- Sire: Grey Dawn
- Grandsire: Herbager
- Dam: No Class
- Damsire: Nodouble
- Sex: Stallion
- Foaled: 1983
- Country: Canada
- Colour: Gray
- Breeder: Sam-Son Farm
- Owner: Sam-Son Farm
- Trainer: James E. Day
- Record: 28: 7-0-6
- Earnings: $602,039

Major wins
- Summer Stakes (1985) Cup and Saucer Stakes (1985) Coronation Futurity Stakes (1985) Connaught Cup Stakes (1988) Laurel Turf Cup Handicap (1988)

Awards
- Canadian Champion Two-Year-Old Colt (1985)

= Grey Classic =

Canadian-bred Thoroughbred racehorse

Grey Classic (1983-1989) was a Canadian Thoroughbred Champion racehorse.

==Background==
Bred and raced by Ernie L. Samuel's Sam-Son Farm of Milton, Ontario, Grey Classic was conditioned for racing by Olympic equestrian gold medalist and Canadian Horse Racing Hall of Fame inductee Jim Day.

==Racing career==
Ridden by Irwin Driedger as a two-year-old in 1985, Grey Classic won four of seven starts, including the Summer Stakes, and then the two top races for Canadian juveniles, the Cup and Saucer Stakes on turf and the Coronation Futurity Stakes on dirt. His performances earned him Canadian Champion Two-Year-Old Colt honors for 1985.

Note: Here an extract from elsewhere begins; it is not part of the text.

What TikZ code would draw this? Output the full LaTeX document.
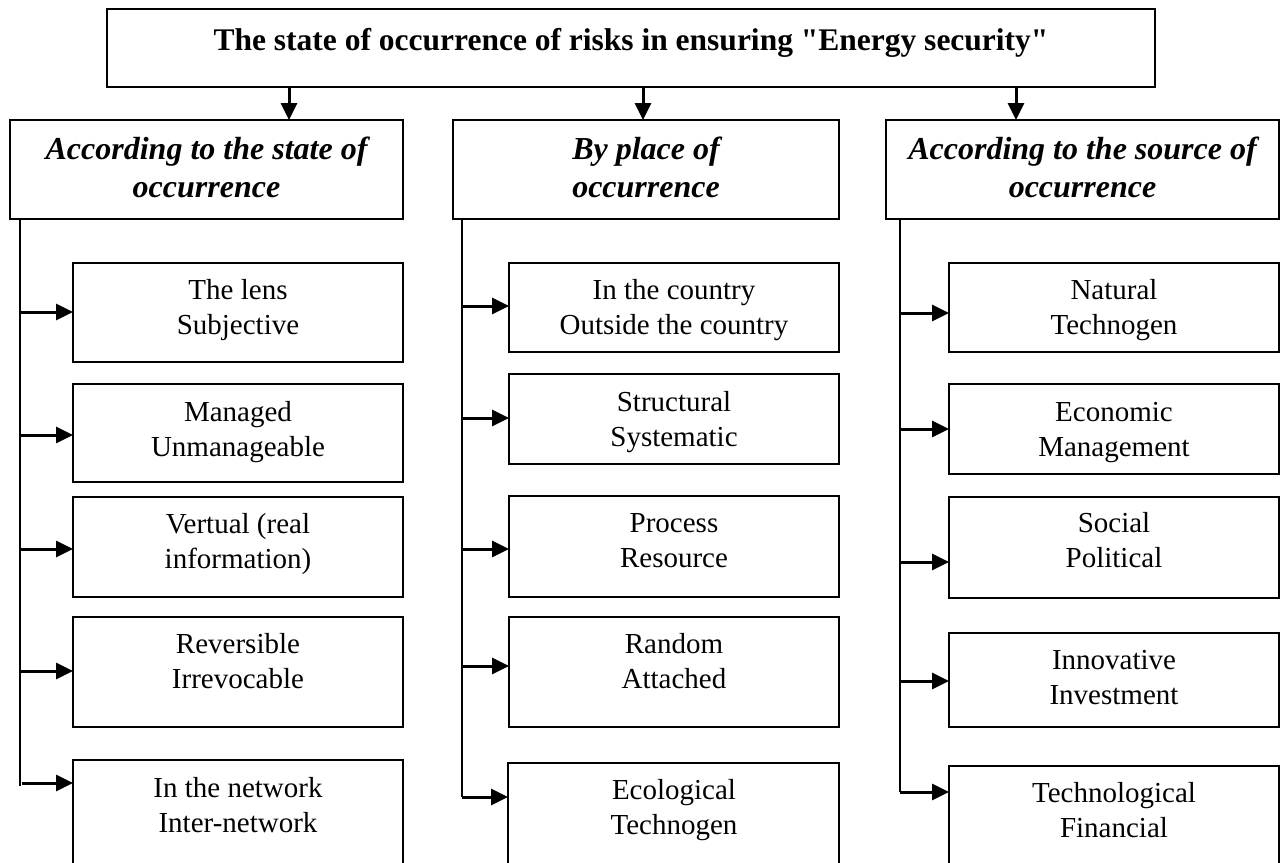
\documentclass[tikz,border=0pt]{standalone}
\usepackage{fontspec}
\setmainfont{Liberation Serif}[Ligatures=TeXOff]
\usetikzlibrary{arrows.meta}
\newcommand\kbox[5]{\node[box,minimum width={#4pt-#2pt},minimum height={#5pt-#3pt}] (#1) at (#2,#3) {};}
\begin{document}
\begin{tikzpicture}[x=1pt,y=-1pt,
  box/.style={draw,line width=2pt,inner sep=0pt,outer sep=0pt,anchor=north west},
  txt/.style={anchor=base,align=center,inner sep=0pt,font=\fontsize{29}{34.5}\selectfont},
  cattxt/.style={anchor=base,align=center,inner sep=0pt,font=\bfseries\itshape\fontsize{32}{38}\selectfont},
  titletxt/.style={anchor=base,inner sep=0pt,font=\bfseries\fontsize{31.5}{38}\selectfont},
  vline/.style={line width=2.2pt},
  arr/.style={line width=3pt,-{Triangle[length=17pt,width=16pt]}}]
\clip (0,0) rectangle (1281,862);
\fill[white] (0,0) rectangle (1281,862);
% top
\kbox{top}{107}{9}{1155}{87}
\node[titletxt] (toptext) at (631,50) {The state of occurrence of risks in ensuring "Energy security"};
% categories
\kbox{catL}{10}{120}{403}{219}
\kbox{catM}{453}{120}{839}{219}
\kbox{catR}{886}{120}{1279}{219}
\node[cattxt] (catLt) at (206.5,197) {According to the state of\\occurrence};
\node[cattxt] (catMt) at (646,197) {By place of\\occurrence};
\node[cattxt] (catRt) at (1082.5,197) {According to the source of\\occurrence};
% top arrows
\coordinate (t1) at (289,87);
\coordinate (t2) at (643,87);
\coordinate (t3) at (1016,87);
\draw[arr] (t1) -- (t1 |- catL.north);
\draw[arr] (t2) -- (t2 |- catM.north);
\draw[arr] (t3) -- (t3 |- catR.north);
% left column
\kbox{L1}{73}{263}{403}{362}
\kbox{L2}{73}{384}{403}{482}
\kbox{L3}{73}{497}{403}{597}
\kbox{L4}{73}{617}{403}{727}
\kbox{L5}{73}{760}{403}{875}
\node[txt] (L1t) at (238,334) {The lens\\Subjective};
\node[txt] (L2t) at (238,456) {Managed\\Unmanageable};
\node[txt] (L3t) at (238,568) {Vertual (real\\information)};
\node[txt] (L4t) at (238,688) {Reversible\\Irrevocable};
\node[txt] (L5t) at (238,832) {In the network\\Inter-network};
\coordinate (vLtop) at (20,219);
\coordinate (vLbot) at (20,786);
\draw[vline] (vLtop) -- (vLbot);
\coordinate (aL1) at (20,312);
\coordinate (aL2) at (20,435);
\coordinate (aL3) at (20,549);
\coordinate (aL4) at (20,671);
\coordinate (aL5) at (22,783);
\draw[arr] (aL1) -- (aL1 -| L1.west);
\draw[arr] (aL2) -- (aL2 -| L2.west);
\draw[arr] (aL3) -- (aL3 -| L3.west);
\draw[arr] (aL4) -- (aL4 -| L4.west);
\draw[arr] (aL5) -- (aL5 -| L5.west);
% middle column
\kbox{M1}{509}{263}{839}{352}
\kbox{M2}{509}{374}{839}{464}
\kbox{M3}{509}{496}{839}{597}
\kbox{M4}{509}{617}{839}{727}
\kbox{M5}{508}{763}{839}{875}
\node[txt] (M1t) at (674,334) {In the country\\Outside the country};
\node[txt] (M2t) at (674,446) {Structural\\Systematic};
\node[txt] (M3t) at (674,567) {Process\\Resource};
\node[txt] (M4t) at (674,688) {Random\\Attached};
\node[txt] (M5t) at (674,834) {Ecological\\Technogen};
\coordinate (vMtop) at (462,219);
\coordinate (aM1) at (462,306);
\coordinate (aM2) at (462,418);
\coordinate (aM3) at (462,549);
\coordinate (aM4) at (462,666);
\coordinate (aM5) at (462,797);
\draw[vline] (vMtop) -- (aM5);
\draw[arr] (aM1) -- (aM1 -| M1.west);
\draw[arr] (aM2) -- (aM2 -| M2.west);
\draw[arr] (aM3) -- (aM3 -| M3.west);
\draw[arr] (aM4) -- (aM4 -| M4.west);
\draw[arr] (aM5) -- (aM5 -| M5.west);
% right column
\kbox{R1}{949}{263}{1279}{352}
\kbox{R2}{949}{384}{1279}{474}
\kbox{R3}{949}{497}{1279}{598}
\kbox{R4}{949}{633}{1279}{727}
\kbox{R5}{949}{766}{1279}{875}
\node[txt] (R1t) at (1114,334) {Natural\\Technogen};
\node[txt] (R2t) at (1114,456) {Economic\\Management};
\node[txt] (R3t) at (1114,567) {Social\\Political};
\node[txt] (R4t) at (1114,704) {Innovative\\Investment};
\node[txt] (R5t) at (1114,837) {Technological\\Financial};
\coordinate (vRtop) at (900,219);
\coordinate (aR1) at (900,313);
\coordinate (aR2) at (900,429);
\coordinate (aR3) at (900,562);
\coordinate (aR4) at (900,681);
\coordinate (aR5) at (900,792);
\draw[vline] (vRtop) -- (aR5);
\draw[arr] (aR1) -- (aR1 -| R1.west);
\draw[arr] (aR2) -- (aR2 -| R2.west);
\draw[arr] (aR3) -- (aR3 -| R3.west);
\draw[arr] (aR4) -- (aR4 -| R4.west);
\draw[arr] (aR5) -- (aR5 -| R5.west);
\end{tikzpicture}
\end{document}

At age three, Grey Classic suffered with condition problems and did not race until July 13, 1986, when he ran eighth as one of the favorites in the Queen's Plate, Canada's most prestigious race and first leg of the Canadian Triple Crown of Thoroughbred Racing. Minor injuries kept the colt out of the next two legs of the Triple Crown, and a series of ailments meant that he did not win an important race again until age five. On June 5, 1988, he won the Connaught Cup Stakes at Woodbine Racetrack; then, in November, in his last race, he won the mile and a half Laurel Turf Cup Handicap at Maryland's Laurel Park Racecourse.

Two months later, the January 10, 1989, edition of the Toronto Star reported that Grey Classic had dropped dead at the Sam-Son Farm in Florida.